=== TASK STATEMENT ===
Skip every picture, and extract verbatim the lines from the line containing "Convert this diagram to TikZ code." to the line containing "below=0pt of ctA]", both lines included.

=== ENTRIES ===

====================

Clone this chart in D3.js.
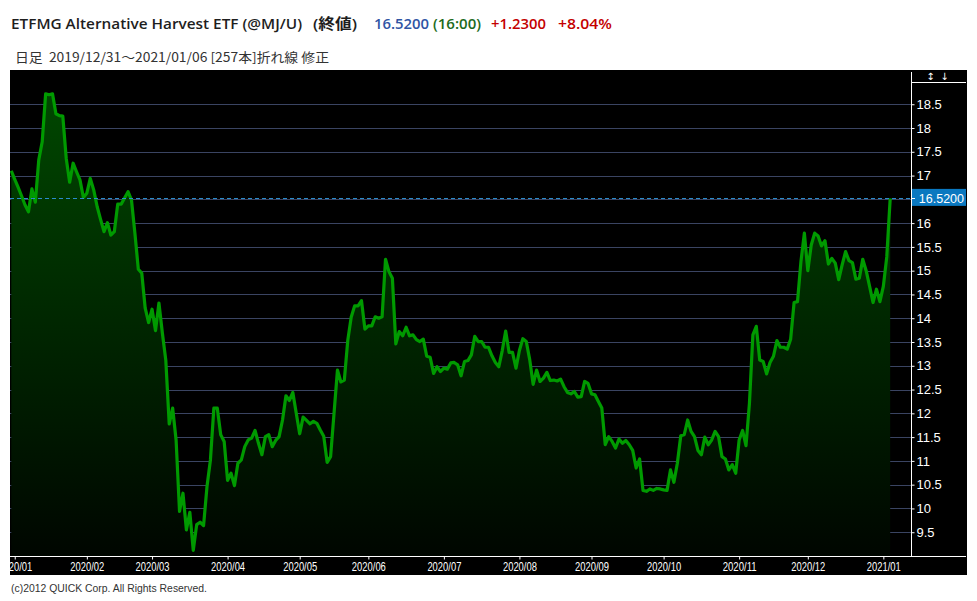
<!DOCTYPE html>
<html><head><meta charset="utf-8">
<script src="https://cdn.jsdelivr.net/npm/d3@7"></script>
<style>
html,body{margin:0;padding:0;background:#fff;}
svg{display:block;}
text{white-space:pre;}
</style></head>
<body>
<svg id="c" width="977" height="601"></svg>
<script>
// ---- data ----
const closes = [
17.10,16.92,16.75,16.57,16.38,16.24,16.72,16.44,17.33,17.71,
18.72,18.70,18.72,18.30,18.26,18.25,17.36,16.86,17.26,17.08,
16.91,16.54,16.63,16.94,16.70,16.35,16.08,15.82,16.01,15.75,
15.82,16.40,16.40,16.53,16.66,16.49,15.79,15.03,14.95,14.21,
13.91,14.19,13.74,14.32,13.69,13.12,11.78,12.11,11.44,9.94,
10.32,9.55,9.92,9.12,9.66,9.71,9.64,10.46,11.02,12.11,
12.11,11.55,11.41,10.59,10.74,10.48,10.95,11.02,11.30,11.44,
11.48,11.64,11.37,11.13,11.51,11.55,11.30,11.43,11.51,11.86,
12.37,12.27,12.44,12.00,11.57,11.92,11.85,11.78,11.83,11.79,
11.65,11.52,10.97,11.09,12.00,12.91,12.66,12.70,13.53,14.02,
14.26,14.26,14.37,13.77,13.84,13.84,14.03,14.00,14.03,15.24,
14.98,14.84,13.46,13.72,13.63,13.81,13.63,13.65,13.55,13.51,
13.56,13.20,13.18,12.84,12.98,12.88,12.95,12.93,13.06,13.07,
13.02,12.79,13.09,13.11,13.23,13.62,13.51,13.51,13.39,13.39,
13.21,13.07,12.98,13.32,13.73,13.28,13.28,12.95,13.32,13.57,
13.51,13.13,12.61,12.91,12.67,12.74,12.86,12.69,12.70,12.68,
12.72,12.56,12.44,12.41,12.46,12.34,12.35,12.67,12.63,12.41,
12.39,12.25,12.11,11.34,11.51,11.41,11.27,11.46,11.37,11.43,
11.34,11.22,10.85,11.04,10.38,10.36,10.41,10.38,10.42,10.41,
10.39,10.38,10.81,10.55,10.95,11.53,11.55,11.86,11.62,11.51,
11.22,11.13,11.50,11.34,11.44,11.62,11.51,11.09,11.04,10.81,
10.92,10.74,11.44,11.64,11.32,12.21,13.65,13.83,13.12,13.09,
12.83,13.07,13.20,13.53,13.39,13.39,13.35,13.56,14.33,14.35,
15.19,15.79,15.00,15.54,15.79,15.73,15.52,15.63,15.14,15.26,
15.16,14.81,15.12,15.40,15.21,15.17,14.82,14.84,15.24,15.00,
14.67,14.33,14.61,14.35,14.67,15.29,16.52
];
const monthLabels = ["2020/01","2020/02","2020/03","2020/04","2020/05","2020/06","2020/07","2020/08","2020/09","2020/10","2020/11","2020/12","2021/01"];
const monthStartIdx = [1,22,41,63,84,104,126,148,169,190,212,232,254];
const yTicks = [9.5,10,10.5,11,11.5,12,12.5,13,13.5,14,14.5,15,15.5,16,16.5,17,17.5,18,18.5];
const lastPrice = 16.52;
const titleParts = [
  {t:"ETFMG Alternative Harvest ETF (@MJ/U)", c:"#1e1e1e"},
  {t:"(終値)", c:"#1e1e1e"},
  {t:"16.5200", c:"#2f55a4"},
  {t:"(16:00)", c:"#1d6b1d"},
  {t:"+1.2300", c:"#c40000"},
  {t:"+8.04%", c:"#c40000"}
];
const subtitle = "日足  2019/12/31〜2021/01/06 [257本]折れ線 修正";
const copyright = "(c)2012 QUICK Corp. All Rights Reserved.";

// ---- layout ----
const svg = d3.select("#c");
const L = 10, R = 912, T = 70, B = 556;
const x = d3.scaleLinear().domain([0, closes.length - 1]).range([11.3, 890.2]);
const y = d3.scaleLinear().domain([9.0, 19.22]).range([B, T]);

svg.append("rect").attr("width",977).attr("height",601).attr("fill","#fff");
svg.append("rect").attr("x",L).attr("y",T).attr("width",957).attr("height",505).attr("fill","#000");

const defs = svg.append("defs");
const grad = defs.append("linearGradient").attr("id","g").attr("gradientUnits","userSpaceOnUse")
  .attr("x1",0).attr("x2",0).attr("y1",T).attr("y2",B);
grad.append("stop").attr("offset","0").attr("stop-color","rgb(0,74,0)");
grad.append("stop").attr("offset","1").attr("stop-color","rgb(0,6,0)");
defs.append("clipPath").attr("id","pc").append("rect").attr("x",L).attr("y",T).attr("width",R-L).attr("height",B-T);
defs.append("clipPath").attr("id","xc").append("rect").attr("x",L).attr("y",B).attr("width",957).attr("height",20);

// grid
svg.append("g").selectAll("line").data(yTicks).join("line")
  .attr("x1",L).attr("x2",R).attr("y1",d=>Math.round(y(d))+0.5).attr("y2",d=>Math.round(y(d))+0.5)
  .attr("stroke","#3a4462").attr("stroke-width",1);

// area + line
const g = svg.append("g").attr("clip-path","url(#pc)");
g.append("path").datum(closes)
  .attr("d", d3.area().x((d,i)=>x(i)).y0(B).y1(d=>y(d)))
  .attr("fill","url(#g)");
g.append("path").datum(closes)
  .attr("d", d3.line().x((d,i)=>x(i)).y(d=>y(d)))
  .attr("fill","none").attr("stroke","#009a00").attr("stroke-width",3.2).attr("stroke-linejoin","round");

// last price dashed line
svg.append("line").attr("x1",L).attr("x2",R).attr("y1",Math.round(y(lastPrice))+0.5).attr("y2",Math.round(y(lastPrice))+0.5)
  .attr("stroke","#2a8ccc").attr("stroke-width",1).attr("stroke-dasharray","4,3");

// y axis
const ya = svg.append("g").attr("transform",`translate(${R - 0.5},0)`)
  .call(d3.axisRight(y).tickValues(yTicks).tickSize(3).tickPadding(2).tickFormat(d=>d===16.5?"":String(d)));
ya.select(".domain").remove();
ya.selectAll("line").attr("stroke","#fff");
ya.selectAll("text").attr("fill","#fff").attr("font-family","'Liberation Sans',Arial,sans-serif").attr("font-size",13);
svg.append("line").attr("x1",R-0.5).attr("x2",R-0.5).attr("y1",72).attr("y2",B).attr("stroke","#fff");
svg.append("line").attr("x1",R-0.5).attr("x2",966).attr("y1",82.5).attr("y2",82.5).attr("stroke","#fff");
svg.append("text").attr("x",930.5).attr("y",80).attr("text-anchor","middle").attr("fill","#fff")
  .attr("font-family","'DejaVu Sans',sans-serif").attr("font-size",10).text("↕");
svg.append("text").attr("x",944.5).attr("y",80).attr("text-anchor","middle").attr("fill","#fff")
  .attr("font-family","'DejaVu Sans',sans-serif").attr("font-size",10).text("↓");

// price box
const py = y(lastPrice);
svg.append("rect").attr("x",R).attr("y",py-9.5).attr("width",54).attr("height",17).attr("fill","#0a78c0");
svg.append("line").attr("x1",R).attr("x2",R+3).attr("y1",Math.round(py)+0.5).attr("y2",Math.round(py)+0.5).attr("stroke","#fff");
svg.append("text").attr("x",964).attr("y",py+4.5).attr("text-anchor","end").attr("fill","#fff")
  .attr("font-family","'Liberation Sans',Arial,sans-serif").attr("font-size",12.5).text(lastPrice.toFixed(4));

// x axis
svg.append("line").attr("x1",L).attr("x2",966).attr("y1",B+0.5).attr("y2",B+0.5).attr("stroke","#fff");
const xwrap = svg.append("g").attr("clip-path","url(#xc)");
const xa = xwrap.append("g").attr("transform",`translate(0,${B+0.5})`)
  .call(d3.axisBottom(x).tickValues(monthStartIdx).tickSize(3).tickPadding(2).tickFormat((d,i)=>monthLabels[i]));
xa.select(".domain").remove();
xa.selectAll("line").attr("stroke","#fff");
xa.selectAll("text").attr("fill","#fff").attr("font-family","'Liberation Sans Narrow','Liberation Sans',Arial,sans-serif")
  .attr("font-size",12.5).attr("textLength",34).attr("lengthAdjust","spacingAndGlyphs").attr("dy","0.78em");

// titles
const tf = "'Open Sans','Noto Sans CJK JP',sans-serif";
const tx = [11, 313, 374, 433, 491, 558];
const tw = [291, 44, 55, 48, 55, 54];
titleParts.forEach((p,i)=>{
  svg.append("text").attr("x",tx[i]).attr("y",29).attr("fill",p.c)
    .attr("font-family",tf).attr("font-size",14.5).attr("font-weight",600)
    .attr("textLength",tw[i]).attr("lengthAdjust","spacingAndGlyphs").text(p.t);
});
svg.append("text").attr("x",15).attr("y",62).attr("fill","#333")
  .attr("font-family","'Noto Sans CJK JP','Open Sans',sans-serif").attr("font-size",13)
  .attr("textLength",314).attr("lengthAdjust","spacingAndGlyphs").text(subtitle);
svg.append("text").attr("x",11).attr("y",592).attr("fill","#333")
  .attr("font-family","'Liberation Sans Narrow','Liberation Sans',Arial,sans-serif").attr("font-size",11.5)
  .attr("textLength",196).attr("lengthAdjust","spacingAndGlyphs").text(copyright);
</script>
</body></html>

====================

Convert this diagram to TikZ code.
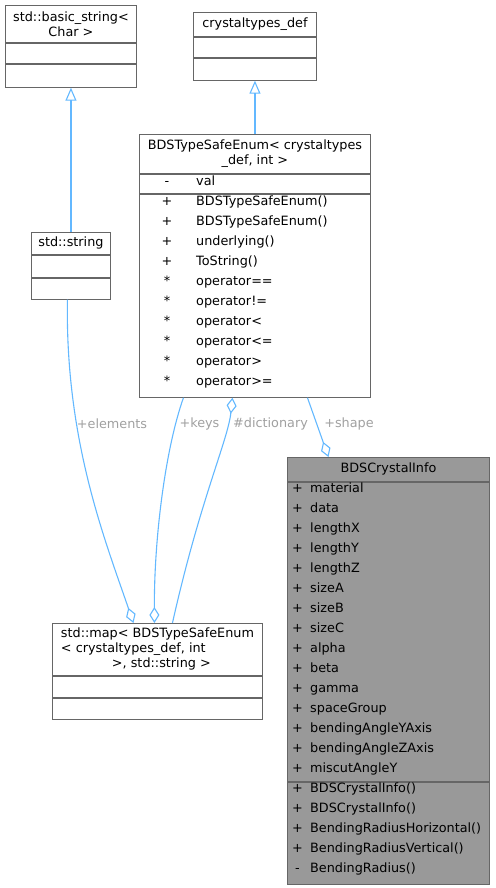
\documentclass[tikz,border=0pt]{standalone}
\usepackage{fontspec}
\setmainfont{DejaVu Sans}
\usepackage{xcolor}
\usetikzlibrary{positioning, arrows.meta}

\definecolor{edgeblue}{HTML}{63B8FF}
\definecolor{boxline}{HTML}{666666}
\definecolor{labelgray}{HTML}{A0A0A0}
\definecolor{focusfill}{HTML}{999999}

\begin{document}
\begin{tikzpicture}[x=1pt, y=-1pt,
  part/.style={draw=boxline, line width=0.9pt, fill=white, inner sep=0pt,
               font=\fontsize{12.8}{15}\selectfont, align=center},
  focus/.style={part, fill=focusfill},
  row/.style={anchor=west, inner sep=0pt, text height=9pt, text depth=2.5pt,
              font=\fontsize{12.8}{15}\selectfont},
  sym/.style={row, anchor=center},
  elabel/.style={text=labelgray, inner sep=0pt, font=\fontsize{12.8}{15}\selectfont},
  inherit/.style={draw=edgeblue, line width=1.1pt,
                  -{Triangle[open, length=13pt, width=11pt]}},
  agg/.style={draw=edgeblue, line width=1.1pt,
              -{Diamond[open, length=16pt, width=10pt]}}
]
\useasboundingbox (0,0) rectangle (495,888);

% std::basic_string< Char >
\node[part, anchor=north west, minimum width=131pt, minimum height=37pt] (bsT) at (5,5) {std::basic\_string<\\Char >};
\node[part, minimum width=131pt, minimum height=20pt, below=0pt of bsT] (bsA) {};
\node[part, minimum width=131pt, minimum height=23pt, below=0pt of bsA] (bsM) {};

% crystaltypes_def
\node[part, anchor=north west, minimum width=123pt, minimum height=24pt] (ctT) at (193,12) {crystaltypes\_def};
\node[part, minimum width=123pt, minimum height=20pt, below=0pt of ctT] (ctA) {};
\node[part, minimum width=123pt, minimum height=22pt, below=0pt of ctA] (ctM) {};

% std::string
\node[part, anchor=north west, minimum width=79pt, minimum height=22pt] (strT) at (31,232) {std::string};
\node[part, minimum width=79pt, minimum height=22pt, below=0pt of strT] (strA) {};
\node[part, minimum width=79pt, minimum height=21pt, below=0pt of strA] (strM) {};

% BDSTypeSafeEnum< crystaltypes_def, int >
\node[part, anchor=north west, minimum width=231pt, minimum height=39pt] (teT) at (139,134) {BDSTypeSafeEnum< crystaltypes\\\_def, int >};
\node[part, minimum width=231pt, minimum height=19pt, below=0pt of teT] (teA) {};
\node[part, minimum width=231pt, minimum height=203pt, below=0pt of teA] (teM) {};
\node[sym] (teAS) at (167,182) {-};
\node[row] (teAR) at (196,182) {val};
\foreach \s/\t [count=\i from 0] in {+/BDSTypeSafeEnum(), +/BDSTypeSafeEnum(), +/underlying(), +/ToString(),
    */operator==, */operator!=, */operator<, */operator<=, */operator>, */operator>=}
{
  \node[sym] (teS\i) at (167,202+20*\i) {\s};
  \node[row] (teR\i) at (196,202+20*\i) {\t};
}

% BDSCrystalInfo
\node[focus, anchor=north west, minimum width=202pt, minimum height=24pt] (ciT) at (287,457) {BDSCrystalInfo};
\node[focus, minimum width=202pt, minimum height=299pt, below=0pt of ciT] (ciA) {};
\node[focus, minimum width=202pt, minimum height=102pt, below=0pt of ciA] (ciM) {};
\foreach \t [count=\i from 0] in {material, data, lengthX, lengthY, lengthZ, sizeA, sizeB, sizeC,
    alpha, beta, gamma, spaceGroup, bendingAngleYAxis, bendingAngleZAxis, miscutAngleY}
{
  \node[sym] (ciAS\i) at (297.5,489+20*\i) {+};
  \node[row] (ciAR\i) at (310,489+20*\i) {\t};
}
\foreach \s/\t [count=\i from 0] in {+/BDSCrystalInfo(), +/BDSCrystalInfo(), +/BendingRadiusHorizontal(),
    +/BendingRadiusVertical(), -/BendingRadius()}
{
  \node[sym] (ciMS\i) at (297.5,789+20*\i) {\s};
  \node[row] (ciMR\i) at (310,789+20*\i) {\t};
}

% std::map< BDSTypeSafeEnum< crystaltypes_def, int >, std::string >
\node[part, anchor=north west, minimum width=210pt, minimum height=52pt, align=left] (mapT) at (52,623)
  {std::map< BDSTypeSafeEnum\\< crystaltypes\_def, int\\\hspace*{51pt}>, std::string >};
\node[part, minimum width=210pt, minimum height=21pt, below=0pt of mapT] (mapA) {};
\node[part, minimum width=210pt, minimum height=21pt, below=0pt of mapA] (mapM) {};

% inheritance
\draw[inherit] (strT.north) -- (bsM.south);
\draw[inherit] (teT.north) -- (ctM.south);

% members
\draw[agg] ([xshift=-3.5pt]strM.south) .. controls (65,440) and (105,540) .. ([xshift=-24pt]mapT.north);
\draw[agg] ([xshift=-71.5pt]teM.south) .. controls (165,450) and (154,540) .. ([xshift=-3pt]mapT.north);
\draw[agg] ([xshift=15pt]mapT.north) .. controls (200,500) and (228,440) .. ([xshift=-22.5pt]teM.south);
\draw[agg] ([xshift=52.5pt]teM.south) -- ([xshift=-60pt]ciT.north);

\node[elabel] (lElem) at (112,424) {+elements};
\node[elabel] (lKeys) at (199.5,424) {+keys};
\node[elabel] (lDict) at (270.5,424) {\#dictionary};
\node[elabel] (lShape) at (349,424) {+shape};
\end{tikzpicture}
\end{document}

====================

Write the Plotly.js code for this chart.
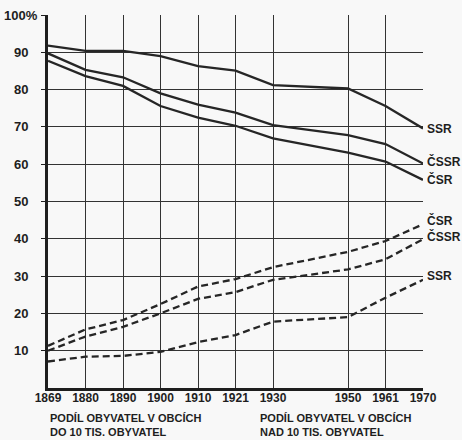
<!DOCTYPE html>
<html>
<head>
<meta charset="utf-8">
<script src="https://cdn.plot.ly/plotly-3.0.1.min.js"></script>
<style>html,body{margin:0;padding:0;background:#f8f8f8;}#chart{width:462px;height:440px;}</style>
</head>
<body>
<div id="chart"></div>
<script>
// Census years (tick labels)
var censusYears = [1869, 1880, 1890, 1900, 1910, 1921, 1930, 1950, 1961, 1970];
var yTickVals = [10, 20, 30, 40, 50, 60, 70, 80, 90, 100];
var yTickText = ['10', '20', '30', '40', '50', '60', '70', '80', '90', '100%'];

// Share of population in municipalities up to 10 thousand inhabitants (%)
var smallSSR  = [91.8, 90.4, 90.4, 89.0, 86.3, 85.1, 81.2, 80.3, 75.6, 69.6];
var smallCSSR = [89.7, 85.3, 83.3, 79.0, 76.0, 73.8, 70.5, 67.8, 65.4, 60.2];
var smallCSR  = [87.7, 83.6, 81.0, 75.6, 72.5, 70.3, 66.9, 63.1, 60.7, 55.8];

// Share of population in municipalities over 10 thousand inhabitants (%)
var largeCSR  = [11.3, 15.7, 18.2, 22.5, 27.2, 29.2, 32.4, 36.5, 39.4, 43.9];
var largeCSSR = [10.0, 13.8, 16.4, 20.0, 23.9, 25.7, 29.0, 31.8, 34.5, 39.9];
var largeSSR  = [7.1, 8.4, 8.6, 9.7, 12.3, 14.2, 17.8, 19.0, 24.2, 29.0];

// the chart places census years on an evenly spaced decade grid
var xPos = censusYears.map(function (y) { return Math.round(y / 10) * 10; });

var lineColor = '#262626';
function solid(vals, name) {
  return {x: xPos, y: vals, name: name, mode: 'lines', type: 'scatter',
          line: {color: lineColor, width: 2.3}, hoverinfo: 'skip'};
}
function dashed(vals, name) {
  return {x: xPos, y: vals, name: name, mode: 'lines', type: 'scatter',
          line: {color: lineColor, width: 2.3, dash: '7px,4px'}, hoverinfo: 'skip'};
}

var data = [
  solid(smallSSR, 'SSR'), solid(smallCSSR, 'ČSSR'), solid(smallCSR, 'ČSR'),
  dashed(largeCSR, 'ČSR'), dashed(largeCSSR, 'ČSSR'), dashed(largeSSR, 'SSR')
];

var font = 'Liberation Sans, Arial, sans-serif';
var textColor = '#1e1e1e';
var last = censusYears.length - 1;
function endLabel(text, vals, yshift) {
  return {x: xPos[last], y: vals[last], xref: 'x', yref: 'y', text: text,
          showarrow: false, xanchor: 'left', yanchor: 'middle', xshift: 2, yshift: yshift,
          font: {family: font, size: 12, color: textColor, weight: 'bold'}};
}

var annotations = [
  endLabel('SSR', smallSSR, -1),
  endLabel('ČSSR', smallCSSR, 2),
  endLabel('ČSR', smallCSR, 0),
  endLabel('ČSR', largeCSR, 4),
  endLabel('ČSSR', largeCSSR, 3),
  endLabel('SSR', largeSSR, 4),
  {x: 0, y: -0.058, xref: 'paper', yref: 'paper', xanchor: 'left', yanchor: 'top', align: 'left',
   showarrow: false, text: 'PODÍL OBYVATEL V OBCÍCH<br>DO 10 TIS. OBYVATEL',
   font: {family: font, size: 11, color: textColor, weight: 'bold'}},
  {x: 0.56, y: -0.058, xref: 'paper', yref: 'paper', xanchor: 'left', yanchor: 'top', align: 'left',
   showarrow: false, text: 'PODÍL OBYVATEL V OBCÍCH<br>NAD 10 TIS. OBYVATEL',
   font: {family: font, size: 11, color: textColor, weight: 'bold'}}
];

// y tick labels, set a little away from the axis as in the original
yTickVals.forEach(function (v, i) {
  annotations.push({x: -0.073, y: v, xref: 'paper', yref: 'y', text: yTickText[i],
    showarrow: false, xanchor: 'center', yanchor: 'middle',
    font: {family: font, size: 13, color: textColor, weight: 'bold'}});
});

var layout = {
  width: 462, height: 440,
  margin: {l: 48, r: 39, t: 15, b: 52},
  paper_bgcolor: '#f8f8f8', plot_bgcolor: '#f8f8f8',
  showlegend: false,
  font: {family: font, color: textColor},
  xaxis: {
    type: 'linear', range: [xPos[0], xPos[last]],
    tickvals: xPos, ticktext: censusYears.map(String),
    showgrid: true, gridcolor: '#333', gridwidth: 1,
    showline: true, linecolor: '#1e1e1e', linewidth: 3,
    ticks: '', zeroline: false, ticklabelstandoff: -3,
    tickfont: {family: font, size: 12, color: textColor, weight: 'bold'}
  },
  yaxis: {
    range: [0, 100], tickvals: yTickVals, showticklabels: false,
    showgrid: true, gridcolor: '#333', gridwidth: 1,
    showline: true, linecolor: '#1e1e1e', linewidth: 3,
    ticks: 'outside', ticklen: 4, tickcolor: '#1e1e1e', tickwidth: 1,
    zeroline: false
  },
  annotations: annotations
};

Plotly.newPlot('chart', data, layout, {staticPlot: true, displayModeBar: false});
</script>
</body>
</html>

====================

=== RESULT OF THIS EXERCISE ===
Convert this diagram to TikZ code.
\documentclass[tikz,border=0pt]{standalone}
\usepackage{fontspec}
\setmainfont{DejaVu Sans}
\usepackage{xcolor}
\usetikzlibrary{positioning, arrows.meta}

\definecolor{edgeblue}{HTML}{63B8FF}
\definecolor{boxline}{HTML}{666666}
\definecolor{labelgray}{HTML}{A0A0A0}
\definecolor{focusfill}{HTML}{999999}

\begin{document}
\begin{tikzpicture}[x=1pt, y=-1pt,
  part/.style={draw=boxline, line width=0.9pt, fill=white, inner sep=0pt,
               font=\fontsize{12.8}{15}\selectfont, align=center},
  focus/.style={part, fill=focusfill},
  row/.style={anchor=west, inner sep=0pt, text height=9pt, text depth=2.5pt,
              font=\fontsize{12.8}{15}\selectfont},
  sym/.style={row, anchor=center},
  elabel/.style={text=labelgray, inner sep=0pt, font=\fontsize{12.8}{15}\selectfont},
  inherit/.style={draw=edgeblue, line width=1.1pt,
                  -{Triangle[open, length=13pt, width=11pt]}},
  agg/.style={draw=edgeblue, line width=1.1pt,
              -{Diamond[open, length=16pt, width=10pt]}}
]
\useasboundingbox (0,0) rectangle (495,888);

% std::basic_string< Char >
\node[part, anchor=north west, minimum width=131pt, minimum height=37pt] (bsT) at (5,5) {std::basic\_string<\\Char >};
\node[part, minimum width=131pt, minimum height=20pt, below=0pt of bsT] (bsA) {};
\node[part, minimum width=131pt, minimum height=23pt, below=0pt of bsA] (bsM) {};

% crystaltypes_def
\node[part, anchor=north west, minimum width=123pt, minimum height=24pt] (ctT) at (193,12) {crystaltypes\_def};
\node[part, minimum width=123pt, minimum height=20pt, below=0pt of ctT] (ctA) {};
\node[part, minimum width=123pt, minimum height=22pt, below=0pt of ctA] (ctM) {};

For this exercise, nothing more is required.